--- CHALLENGE ---
Determine which lines of the records include the word "that", and copy them.

[Stored records]
□ □ □ □ □

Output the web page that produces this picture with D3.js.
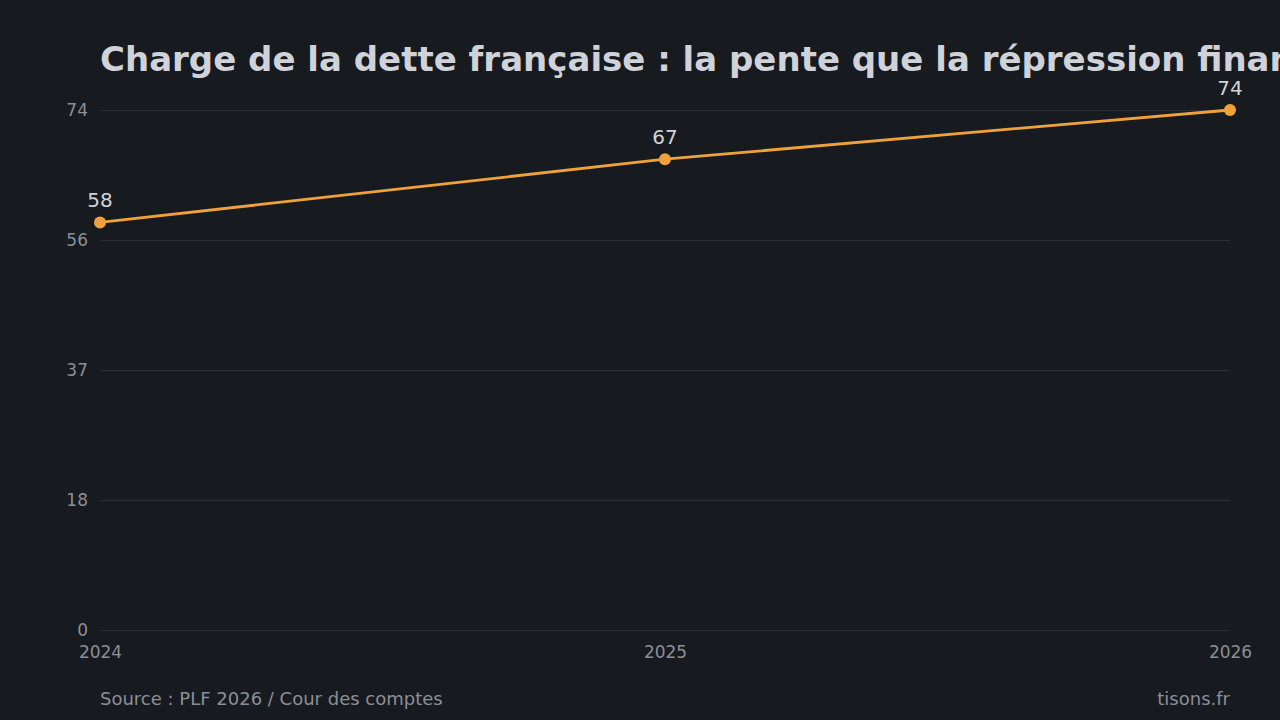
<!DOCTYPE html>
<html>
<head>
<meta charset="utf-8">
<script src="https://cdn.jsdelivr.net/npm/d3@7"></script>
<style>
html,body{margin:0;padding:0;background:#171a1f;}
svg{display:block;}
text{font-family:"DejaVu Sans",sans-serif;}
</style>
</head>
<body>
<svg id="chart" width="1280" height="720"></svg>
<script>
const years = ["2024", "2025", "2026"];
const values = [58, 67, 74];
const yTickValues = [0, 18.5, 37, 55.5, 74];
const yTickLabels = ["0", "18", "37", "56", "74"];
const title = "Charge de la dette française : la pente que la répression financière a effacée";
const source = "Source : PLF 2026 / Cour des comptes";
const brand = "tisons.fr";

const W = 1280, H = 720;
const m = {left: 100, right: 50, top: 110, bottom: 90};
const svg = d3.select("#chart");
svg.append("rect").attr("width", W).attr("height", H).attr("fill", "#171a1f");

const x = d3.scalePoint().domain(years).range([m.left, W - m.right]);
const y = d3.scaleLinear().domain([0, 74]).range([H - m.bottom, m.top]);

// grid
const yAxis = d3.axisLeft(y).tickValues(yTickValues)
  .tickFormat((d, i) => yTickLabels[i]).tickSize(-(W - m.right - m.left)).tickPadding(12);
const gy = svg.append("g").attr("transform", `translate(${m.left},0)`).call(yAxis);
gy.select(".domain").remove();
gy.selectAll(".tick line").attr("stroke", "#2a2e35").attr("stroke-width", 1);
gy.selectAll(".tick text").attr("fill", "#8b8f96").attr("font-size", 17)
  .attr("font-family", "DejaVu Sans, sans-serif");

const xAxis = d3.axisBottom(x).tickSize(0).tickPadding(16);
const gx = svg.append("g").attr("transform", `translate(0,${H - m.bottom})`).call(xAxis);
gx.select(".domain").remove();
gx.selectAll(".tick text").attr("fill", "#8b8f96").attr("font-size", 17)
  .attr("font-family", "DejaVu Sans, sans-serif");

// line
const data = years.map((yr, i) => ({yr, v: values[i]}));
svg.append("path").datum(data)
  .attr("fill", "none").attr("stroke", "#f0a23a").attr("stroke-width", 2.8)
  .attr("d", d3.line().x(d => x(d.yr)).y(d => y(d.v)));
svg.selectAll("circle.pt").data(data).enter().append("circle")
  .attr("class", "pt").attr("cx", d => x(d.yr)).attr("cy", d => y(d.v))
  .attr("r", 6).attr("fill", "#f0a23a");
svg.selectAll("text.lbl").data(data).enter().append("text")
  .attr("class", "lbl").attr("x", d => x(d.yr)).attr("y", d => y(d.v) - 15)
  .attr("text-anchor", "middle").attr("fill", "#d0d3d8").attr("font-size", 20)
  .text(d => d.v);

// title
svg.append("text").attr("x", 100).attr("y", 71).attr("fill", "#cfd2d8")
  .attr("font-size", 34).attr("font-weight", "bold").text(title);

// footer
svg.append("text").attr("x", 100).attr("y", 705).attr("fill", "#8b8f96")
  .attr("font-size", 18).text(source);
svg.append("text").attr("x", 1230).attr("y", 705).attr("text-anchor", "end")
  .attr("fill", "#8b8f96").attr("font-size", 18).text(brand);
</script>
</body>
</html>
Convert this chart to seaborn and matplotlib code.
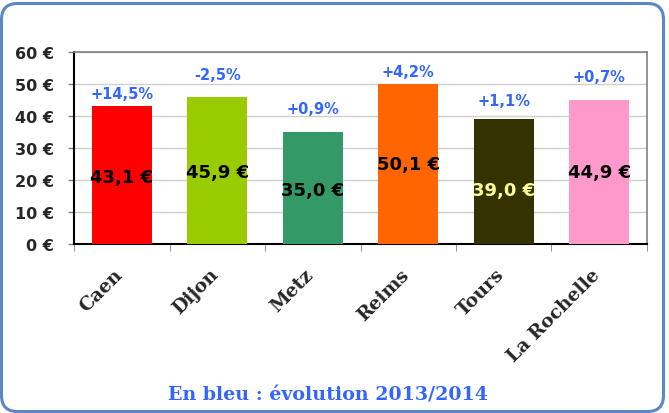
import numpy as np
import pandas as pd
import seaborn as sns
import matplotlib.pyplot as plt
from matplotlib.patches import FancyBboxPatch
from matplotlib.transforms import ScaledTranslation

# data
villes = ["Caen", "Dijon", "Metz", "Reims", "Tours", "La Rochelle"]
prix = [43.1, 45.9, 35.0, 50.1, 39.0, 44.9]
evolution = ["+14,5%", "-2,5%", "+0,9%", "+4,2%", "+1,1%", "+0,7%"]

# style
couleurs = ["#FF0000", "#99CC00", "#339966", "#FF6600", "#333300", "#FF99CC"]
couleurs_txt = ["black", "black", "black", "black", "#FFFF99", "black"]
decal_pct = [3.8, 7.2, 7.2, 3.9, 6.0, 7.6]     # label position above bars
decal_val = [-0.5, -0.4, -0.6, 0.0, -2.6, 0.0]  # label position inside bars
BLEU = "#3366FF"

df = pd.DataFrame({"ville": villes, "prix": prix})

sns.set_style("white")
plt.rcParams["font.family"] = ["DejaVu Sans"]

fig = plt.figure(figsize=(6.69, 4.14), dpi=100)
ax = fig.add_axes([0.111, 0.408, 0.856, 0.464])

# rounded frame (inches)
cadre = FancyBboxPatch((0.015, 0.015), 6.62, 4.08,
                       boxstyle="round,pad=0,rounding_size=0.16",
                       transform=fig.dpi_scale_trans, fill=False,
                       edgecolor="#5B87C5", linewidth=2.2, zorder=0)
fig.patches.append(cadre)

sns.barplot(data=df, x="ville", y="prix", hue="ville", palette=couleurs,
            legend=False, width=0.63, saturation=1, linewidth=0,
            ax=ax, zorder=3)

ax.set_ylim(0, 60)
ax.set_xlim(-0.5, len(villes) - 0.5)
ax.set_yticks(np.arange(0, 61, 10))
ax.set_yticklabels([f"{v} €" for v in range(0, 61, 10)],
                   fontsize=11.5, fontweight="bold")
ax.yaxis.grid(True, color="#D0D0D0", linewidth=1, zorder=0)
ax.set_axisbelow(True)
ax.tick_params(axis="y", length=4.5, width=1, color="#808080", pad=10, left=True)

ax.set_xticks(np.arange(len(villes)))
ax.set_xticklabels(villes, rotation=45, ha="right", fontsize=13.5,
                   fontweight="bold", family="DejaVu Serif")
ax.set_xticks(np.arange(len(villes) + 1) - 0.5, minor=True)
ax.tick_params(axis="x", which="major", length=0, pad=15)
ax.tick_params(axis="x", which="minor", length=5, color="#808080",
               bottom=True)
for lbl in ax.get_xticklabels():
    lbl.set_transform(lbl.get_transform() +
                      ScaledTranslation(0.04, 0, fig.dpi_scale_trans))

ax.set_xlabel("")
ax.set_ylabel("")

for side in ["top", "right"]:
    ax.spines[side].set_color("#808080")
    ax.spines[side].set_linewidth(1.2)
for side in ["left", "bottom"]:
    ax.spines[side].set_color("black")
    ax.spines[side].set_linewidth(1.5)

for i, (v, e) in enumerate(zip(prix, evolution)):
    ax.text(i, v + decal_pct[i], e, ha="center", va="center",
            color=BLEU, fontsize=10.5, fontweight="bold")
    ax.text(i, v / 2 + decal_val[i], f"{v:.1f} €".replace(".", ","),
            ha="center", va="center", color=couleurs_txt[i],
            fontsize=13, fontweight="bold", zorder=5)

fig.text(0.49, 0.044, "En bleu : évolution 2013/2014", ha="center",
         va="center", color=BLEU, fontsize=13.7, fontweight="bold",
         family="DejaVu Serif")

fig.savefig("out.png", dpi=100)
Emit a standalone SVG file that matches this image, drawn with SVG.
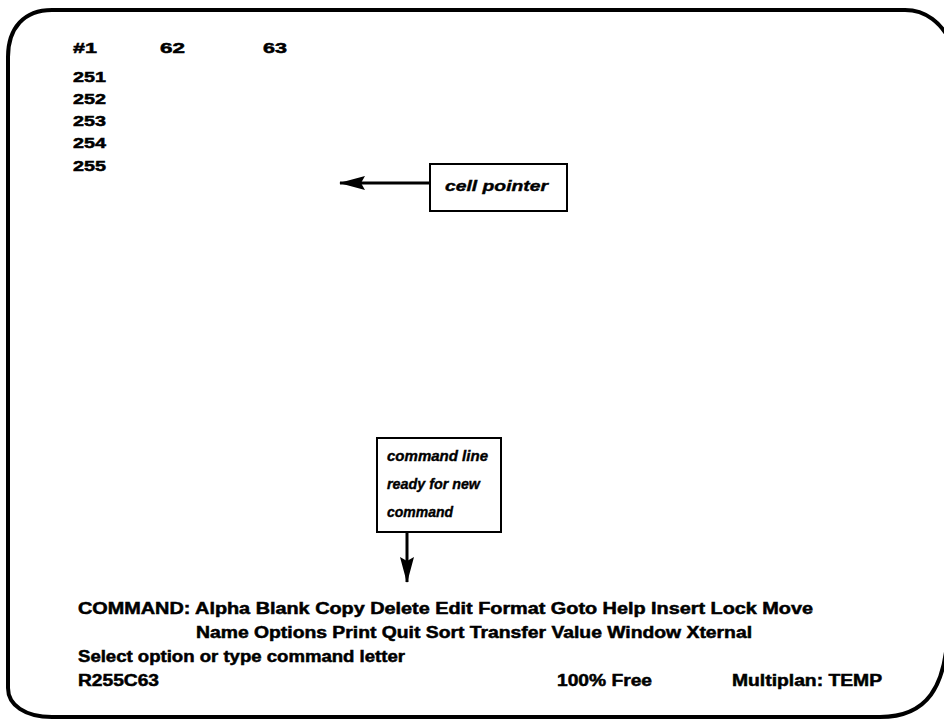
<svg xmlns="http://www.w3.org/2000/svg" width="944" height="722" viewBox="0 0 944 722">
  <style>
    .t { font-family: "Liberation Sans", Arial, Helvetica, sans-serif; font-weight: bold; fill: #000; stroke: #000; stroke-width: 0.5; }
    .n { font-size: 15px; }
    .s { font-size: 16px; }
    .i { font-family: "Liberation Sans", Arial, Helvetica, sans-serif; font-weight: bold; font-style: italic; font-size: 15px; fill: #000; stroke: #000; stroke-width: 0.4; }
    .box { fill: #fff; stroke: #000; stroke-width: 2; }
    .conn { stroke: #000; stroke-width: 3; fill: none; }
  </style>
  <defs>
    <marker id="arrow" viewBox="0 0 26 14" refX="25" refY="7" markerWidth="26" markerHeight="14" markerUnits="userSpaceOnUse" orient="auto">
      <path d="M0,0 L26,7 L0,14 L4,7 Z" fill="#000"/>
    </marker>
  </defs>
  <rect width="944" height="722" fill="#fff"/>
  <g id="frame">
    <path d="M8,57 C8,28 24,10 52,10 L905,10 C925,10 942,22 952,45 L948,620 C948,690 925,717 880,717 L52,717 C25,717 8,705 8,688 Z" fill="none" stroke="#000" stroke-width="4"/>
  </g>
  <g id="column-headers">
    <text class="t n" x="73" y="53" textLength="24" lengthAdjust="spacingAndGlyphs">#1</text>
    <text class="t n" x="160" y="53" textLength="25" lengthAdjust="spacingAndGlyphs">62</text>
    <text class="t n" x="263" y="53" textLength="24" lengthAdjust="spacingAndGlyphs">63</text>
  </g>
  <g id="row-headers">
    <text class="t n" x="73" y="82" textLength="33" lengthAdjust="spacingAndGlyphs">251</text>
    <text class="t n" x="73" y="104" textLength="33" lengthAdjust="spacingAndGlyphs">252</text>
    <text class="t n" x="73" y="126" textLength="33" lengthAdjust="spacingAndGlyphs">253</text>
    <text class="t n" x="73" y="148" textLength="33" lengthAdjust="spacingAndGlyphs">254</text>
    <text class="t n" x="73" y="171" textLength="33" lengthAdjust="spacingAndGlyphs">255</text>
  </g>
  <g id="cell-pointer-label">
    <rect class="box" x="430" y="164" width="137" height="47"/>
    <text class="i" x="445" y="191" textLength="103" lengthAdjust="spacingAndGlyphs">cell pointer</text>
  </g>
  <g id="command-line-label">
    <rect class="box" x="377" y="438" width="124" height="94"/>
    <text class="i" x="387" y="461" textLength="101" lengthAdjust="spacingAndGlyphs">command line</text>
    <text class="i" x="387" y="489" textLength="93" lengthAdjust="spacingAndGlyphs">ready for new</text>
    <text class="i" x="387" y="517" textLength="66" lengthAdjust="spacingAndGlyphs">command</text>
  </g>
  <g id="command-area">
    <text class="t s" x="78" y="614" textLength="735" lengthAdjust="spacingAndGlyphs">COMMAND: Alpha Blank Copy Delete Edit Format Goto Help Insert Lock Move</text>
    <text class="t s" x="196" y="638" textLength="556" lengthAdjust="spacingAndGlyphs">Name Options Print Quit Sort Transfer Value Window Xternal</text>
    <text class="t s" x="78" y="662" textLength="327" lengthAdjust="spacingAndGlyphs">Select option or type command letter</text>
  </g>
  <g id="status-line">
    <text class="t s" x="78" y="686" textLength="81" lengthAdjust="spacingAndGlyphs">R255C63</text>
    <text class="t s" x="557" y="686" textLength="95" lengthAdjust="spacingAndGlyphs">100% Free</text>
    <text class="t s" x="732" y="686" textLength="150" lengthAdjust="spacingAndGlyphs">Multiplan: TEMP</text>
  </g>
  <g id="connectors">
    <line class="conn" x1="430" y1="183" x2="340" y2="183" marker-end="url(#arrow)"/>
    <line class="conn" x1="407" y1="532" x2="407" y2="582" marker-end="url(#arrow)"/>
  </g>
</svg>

□ □ □ □ □

--- REPLY TO THE TASK ---
Output the web page that produces this picture with D3.js.
Emit a standalone SVG file that matches this image, drawn with SVG.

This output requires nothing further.